→ DATA EXTRACT
'''

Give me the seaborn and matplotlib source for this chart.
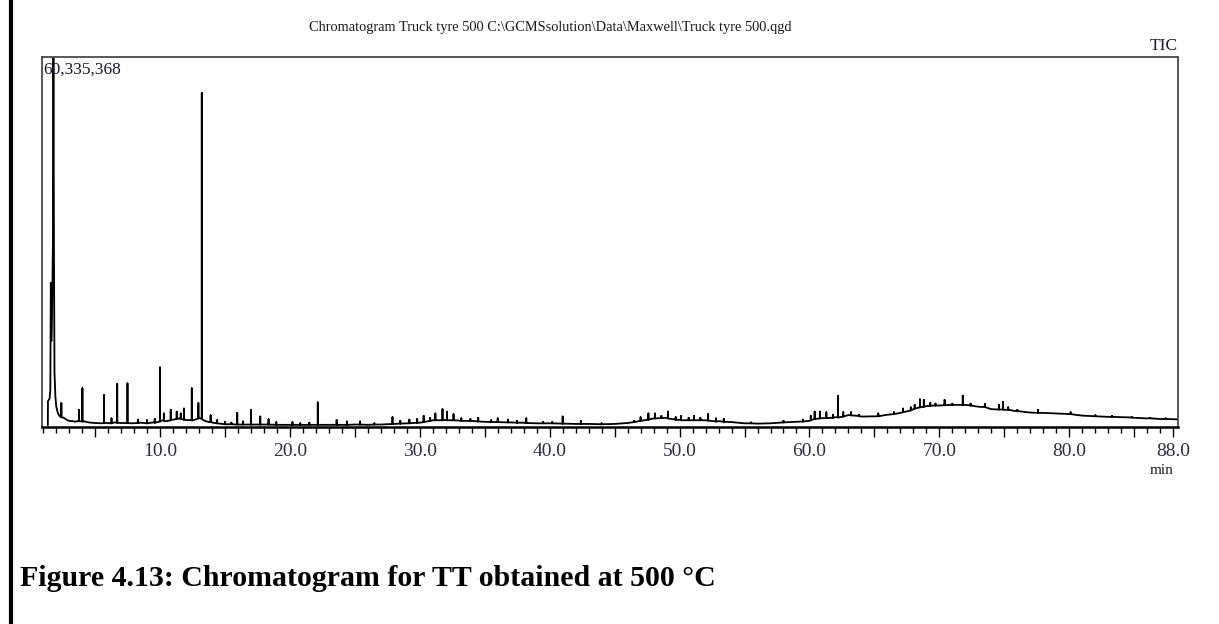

'''
'''

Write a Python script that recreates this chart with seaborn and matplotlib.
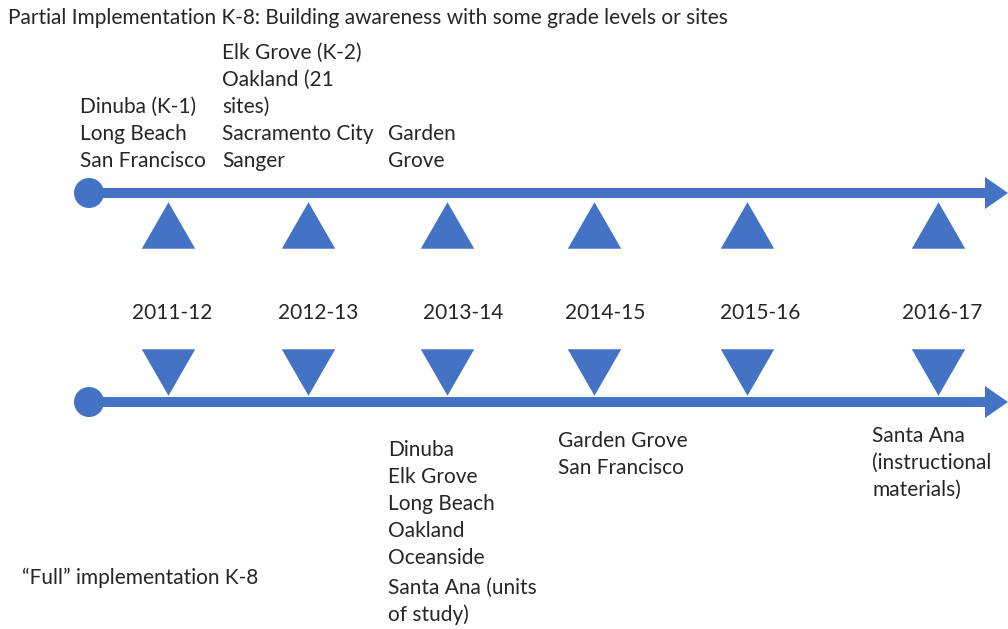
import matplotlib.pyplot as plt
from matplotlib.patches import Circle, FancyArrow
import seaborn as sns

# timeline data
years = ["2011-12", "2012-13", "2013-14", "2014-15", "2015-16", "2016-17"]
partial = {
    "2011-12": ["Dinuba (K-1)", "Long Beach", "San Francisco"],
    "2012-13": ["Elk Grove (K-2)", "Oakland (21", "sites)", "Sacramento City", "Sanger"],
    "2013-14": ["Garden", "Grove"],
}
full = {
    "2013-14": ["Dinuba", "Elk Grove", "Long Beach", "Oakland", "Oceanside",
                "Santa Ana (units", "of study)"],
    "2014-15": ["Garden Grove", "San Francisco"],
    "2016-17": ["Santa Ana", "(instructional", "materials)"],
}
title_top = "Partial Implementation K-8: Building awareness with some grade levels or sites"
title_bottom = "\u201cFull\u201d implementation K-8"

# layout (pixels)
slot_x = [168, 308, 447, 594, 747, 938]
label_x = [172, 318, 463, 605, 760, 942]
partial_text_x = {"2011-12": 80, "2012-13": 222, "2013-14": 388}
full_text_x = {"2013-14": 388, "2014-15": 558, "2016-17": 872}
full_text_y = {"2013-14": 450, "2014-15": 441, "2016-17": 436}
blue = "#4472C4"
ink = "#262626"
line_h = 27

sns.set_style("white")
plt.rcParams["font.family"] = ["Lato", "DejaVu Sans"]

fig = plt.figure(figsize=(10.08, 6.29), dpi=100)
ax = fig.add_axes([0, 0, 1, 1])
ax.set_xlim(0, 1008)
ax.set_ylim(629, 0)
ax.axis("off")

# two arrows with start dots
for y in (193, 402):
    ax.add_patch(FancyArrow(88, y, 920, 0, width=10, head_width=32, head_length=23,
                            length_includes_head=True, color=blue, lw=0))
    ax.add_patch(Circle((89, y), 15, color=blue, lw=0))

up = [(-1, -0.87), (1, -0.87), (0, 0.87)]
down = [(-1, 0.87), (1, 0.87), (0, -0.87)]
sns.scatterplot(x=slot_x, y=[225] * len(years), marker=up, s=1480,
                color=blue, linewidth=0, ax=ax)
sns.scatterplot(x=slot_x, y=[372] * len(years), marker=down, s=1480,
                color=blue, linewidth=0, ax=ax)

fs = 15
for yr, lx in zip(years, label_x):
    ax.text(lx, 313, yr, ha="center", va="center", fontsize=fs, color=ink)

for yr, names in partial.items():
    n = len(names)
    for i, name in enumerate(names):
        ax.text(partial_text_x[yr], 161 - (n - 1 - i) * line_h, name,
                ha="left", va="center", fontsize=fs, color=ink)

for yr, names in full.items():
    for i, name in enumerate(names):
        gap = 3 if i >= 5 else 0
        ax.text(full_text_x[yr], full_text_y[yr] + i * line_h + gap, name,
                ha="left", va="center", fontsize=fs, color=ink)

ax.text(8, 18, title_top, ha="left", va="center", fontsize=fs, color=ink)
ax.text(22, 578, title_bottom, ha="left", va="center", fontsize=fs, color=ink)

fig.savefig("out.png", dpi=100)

'''
'''

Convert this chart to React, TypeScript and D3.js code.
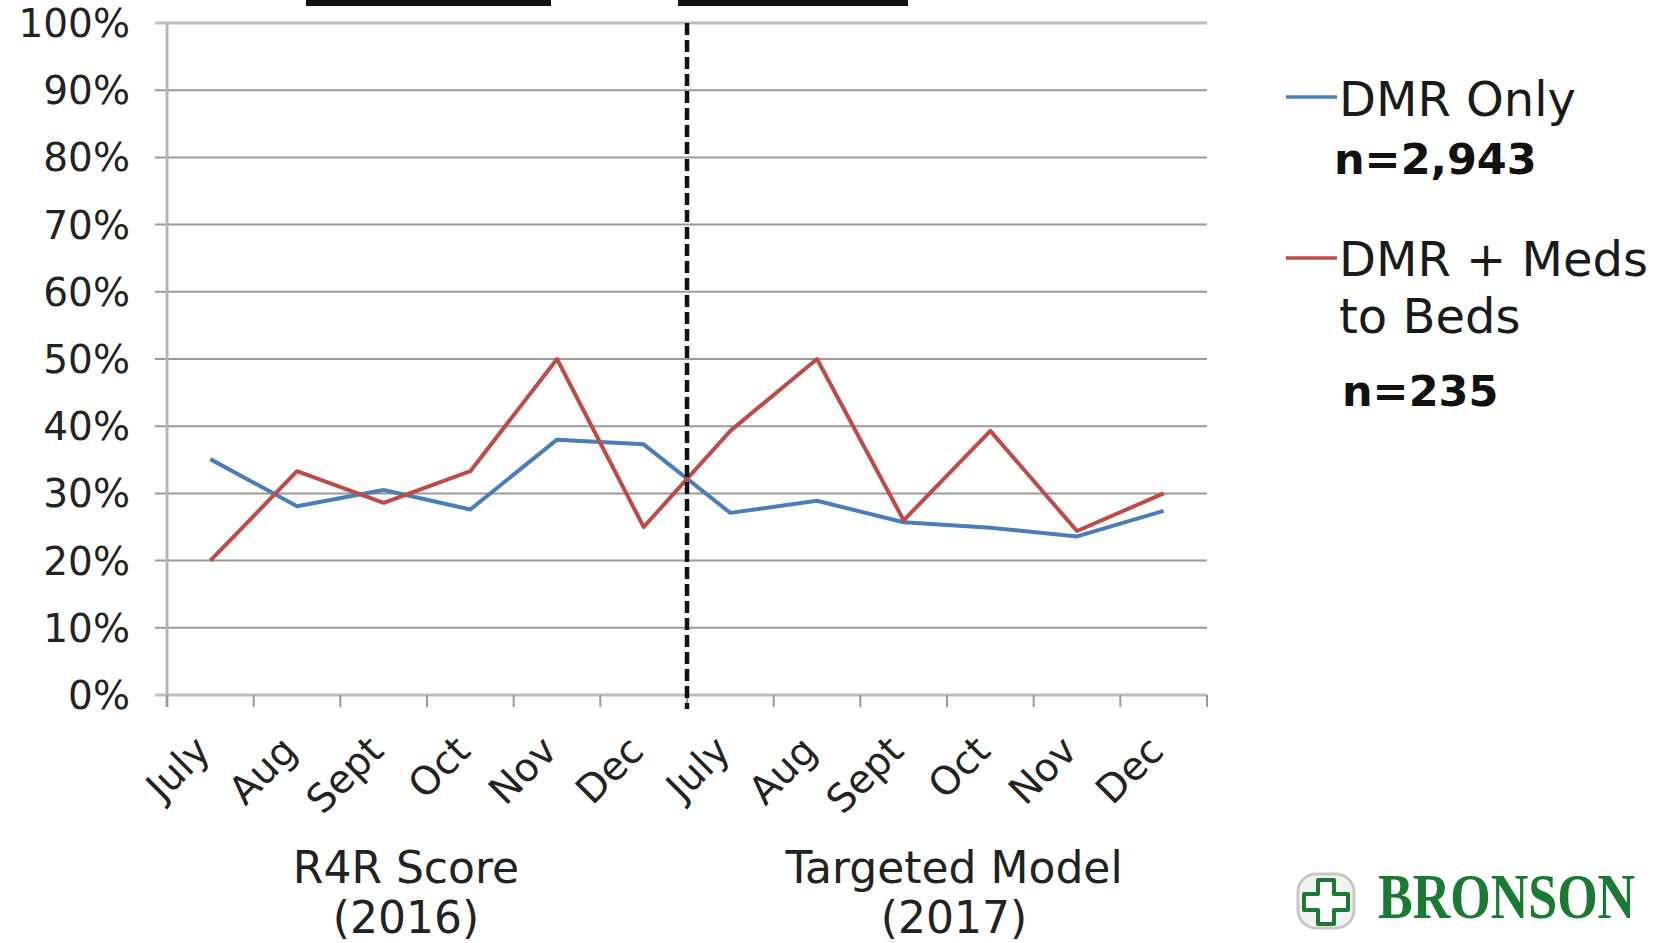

'''

→ WHAT TO DO
Copy exactly, and copy only, the lines from the one with "Write a Python" to the one with "import seaborn as sns", ends included. Pictures are not part of the copy.

→ TASK SOLUTION
Write a Python script that recreates this chart with seaborn and matplotlib.
import matplotlib.pyplot as plt
from matplotlib.patches import Circle, FancyArrow
import seaborn as sns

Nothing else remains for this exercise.